In the I.T. world of today, robust and secure applications are becoming more and more important. Many business processes no longer work without I.T. and the dependence of businesses on their I.T. has grown tremendously, meaning we need robust and maintainable applications. An important requirement is to have standards and guidelines, which make it possible to maintain source code created by a number of people quickly and easily. This forms the basis of well functioning off- or on-shoring strategy, as it allows quality assurance to be carried out efficiently at the source.
Good standards and guidelines are based on the wealth of experience and knowledge gained from past (and future?) problems, such as those, which can arise in a cloud environment, for example.
Chairman of the Board of Directors
The Oracle Database Developer community is made stronger by resources freely shared by experts around the world, such as the Trivadis Coding Guidelines. If you have not yet adopted standards for writing SQL and PL/SQL in your applications, this is a great place to start.
Team Lead, Oracle Developer Advocates
Coding Guidelines are a crucial part of software development. It is a matter of fact, that code is more often read than written – therefore we should take efforts to ease the work of the reader, which is not necessarily the author.
I am convinced that this standard may be a good starting point for your own guidelines.
finnova AG Bankware
The Trivadis PL/SQL & SQL Coding Guidelines are licensed under the Apache License, Version 2.0. You may obtain a copy of the License at http://www.apache.org/licenses/LICENSE-2.0.
All terms that are known trademarks or service marks have been capitalized. All trademarks are the property of their respective owners.
The authors and publisher shall have neither liability nor responsibility to any person or entity with respect to the loss or damages arising from the information contained in this work. This work may include inaccuracies or typographical errors and solely represent the opinions of the authors. Changes are periodically made to this document without notice. The authors reserve the right to revise this document at any time without notice.

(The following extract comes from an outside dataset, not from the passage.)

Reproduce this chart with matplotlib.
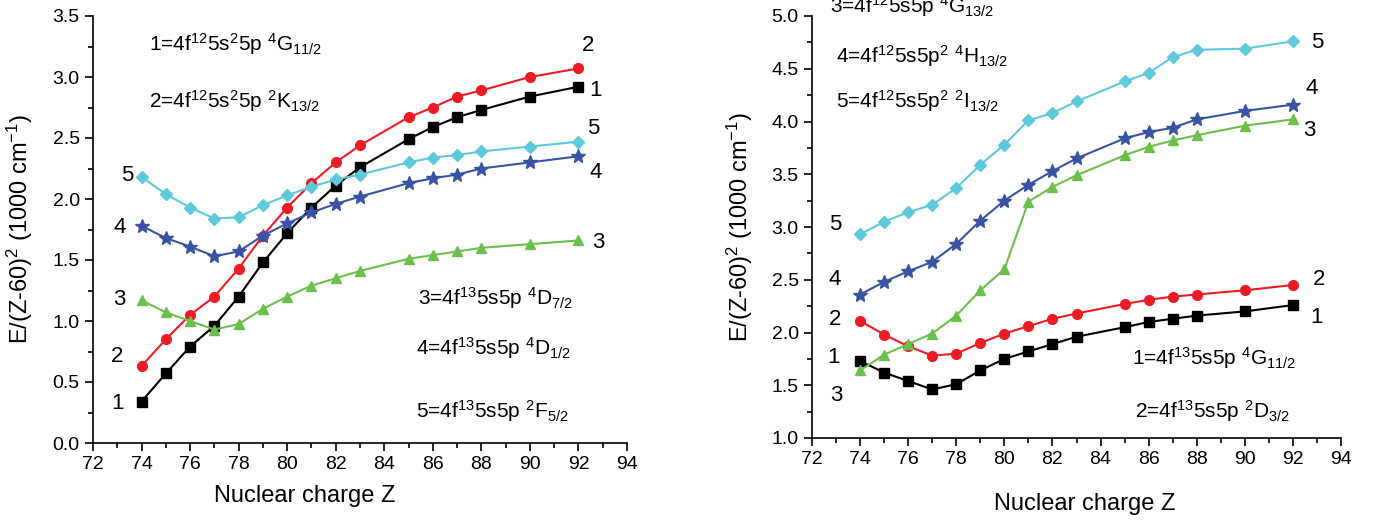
import matplotlib
matplotlib.use("Agg")
import matplotlib.pyplot as plt
from matplotlib.ticker import MultipleLocator, FormatStrFormatter

plt.rcParams['font.family'] = ['Liberation Sans', 'DejaVu Sans']
plt.rcParams['mathtext.fontset'] = 'custom'
plt.rcParams['mathtext.rm'] = 'Liberation Sans'
plt.rcParams['mathtext.it'] = 'Liberation Sans'
plt.rcParams['mathtext.default'] = 'regular'

Z = [74, 75, 76, 77, 78, 79, 80, 81, 82, 83, 85, 86, 87, 88, 90, 92]

# Left panel
L1 = [0.34, 0.57, 0.79, 0.96, 1.20, 1.48, 1.72, 1.93, 2.11, 2.26, 2.49, 2.59, 2.67, 2.73, 2.84, 2.92]
L2 = [0.63, 0.85, 1.05, 1.20, 1.43, 1.70, 1.93, 2.13, 2.30, 2.44, 2.67, 2.75, 2.84, 2.89, 3.00, 3.07]
L3 = [1.17, 1.07, 1.00, 0.93, 0.975, 1.10, 1.20, 1.29, 1.35, 1.41, 1.51, 1.54, 1.57, 1.60, 1.63, 1.66]
L4 = [1.78, 1.68, 1.61, 1.53, 1.57, 1.70, 1.80, 1.89, 1.96, 2.02, 2.13, 2.17, 2.20, 2.25, 2.30, 2.35]
L5 = [2.18, 2.04, 1.93, 1.84, 1.85, 1.95, 2.03, 2.10, 2.16, 2.20, 2.30, 2.34, 2.36, 2.39, 2.43, 2.47]

# Right panel
R1 = [1.73, 1.62, 1.54, 1.46, 1.51, 1.64, 1.75, 1.82, 1.89, 1.96, 2.05, 2.10, 2.13, 2.16, 2.20, 2.26]
R2 = [2.11, 1.98, 1.87, 1.78, 1.80, 1.90, 1.99, 2.06, 2.13, 2.18, 2.27, 2.31, 2.34, 2.36, 2.40, 2.45]
R3 = [1.64, 1.79, 1.89, 1.99, 2.16, 2.40, 2.60, 3.24, 3.38, 3.49, 3.68, 3.76, 3.82, 3.87, 3.96, 4.02]
R4 = [2.36, 2.48, 2.58, 2.67, 2.84, 3.06, 3.25, 3.40, 3.53, 3.65, 3.84, 3.90, 3.94, 4.02, 4.10, 4.16]
R5 = [2.93, 3.05, 3.14, 3.21, 3.37, 3.59, 3.78, 4.01, 4.08, 4.19, 4.38, 4.46, 4.61, 4.68, 4.69, 4.76]

styles = [
    dict(color='black', marker='s', ms=6.5),
    dict(color='#ed1c24', marker='o', ms=7),
    dict(color='#6cbf4a', marker='^', ms=7.5),
    dict(color='#3953a4', marker='*', ms=10),
    dict(color='#5ec9db', marker='D', ms=6),
]

W, H = 1373, 520
fig = plt.figure(figsize=(W / 100, H / 100), dpi=100)

def px_axes(x0, x1, ytop, ybot):
    return fig.add_axes([x0 / W, 1 - ybot / H, (x1 - x0) / W, (ybot - ytop) / H])

axL = px_axes(93, 627, 16, 443)
axR = px_axes(812, 1341, 16, 438)

for ax, series in ((axL, [L1, L2, L3, L4, L5]), (axR, [R1, R2, R3, R4, R5])):
    for s, st in zip(series, styles):
        ax.plot(Z, s, color=st['color'], marker=st['marker'], ms=st['ms'],
                lw=1.5, mec=st['color'], clip_on=False)
    ax.set_xlim(72, 94)
    ax.xaxis.set_major_locator(MultipleLocator(2))
    ax.xaxis.set_minor_locator(MultipleLocator(1))
    ax.yaxis.set_major_locator(MultipleLocator(0.5))
    ax.yaxis.set_minor_locator(MultipleLocator(0.25))
    ax.yaxis.set_major_formatter(FormatStrFormatter('%.1f'))
    ax.spines['top'].set_visible(False)
    ax.spines['right'].set_visible(False)
    for sp in ('left', 'bottom'):
        ax.spines[sp].set_linewidth(1.2)
    ax.tick_params(which='major', direction='out', length=6, width=1.2, labelsize=14)
    ax.tick_params(which='minor', direction='out', length=3.5, width=1.2)
    ax.set_ylabel(r'E/(Z-60)$^{2}$ (1000 cm$^{-1}$)', fontsize=17)
    ax.set_xlabel('Nuclear charge Z', fontsize=17)

axL.set_ylim(0, 3.5)
axR.set_ylim(1.0, 5.0)

axL.xaxis.set_label_coords(0.397, -0.098)
axR.xaxis.set_label_coords(0.515, -0.130)
axL.yaxis.set_label_coords(-0.109, 0.5)
axR.yaxis.set_label_coords(-0.108, 0.5)

# series number labels
lab_kw = dict(fontsize=16, ha='center', va='center')
for (x, y, t) in [(92.4, 3.26, '2'), (92.7, 2.89, '1'), (92.6, 2.58, '5'), (92.7, 2.22, '4'),
                  (92.8, 1.64, '3'), (73.4, 2.19, '5'), (73.1, 1.77, '4'), (73.1, 1.18, '3'),
                  (73.0, 0.71, '2'), (73.0, 0.32, '1')]:
    axL.text(x, y, t, clip_on=False, **lab_kw)
for (x, y, t) in [(93.0, 4.75, '5'), (92.8, 4.31, '4'), (92.7, 3.91, '3'), (93.1, 2.50, '2'),
                  (93.0, 2.14, '1'), (72.96, 3.02, '5'), (72.96, 2.50, '4'), (72.96, 2.12, '2'),
                  (72.9, 1.76, '1'), (73.0, 1.40, '3')]:
    axR.text(x, y, t, clip_on=False, **lab_kw)

# state annotations (pixel positions: left edge, baseline)
ann_kw = dict(fontsize=15, ha='left', va='baseline')
anns = [
    (149, 51, r'1=4f$^{12}$5s$^{2}$5p $^{4}$G$_{11/2}$'),
    (149, 108, r'2=4f$^{12}$5s$^{2}$5p $^{2}$K$_{13/2}$'),
    (418, 305, r'3=4f$^{13}$5s5p $^{4}$D$_{7/2}$'),
    (416, 355, r'4=4f$^{13}$5s5p $^{4}$D$_{1/2}$'),
    (416, 418, r'5=4f$^{13}$5s5p $^{2}$F$_{5/2}$'),
    (830, 13, r'3=4f$^{12}$5s5p $^{4}$G$_{13/2}$'),
    (836, 63, r'4=4f$^{12}$5s5p$^{2}$ $^{4}$H$_{13/2}$'),
    (836, 108, r'5=4f$^{12}$5s5p$^{2}$ $^{2}$I$_{13/2}$'),
    (1132, 365, r'1=4f$^{13}$5s5p $^{4}$G$_{11/2}$'),
    (1135, 418, r'2=4f$^{13}$5s5p $^{2}$D$_{3/2}$'),
]
for (x, y, t) in anns:
    fig.text(x / W, 1 - y / H, t, **ann_kw)

fig.savefig('out.png', dpi=100)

The first version of these guidelines was compiled by Roger Troller on March 17, 2009. Jörn Kulessa, Daniela Reiner, Richard Bushnell, Andreas Flubacher and Thomas Mauch helped Roger complete version 1.2 until August 21, 2009. This was the first GA version. The handy printed version in A5 format was distributed free of charge at the DOAG Annual Conference and on other occasions. Since then Roger updated the guidelines regularily. Philipp Salvisberg was involved in the review process for version 3.0 which was a major update. Philipp took the lead, after Roger left Trivadis in 2016.
Since July, 7 2018 these guidelines are hosted on GitHub. Ready to be enhanced by the community and forked to fit specific needs.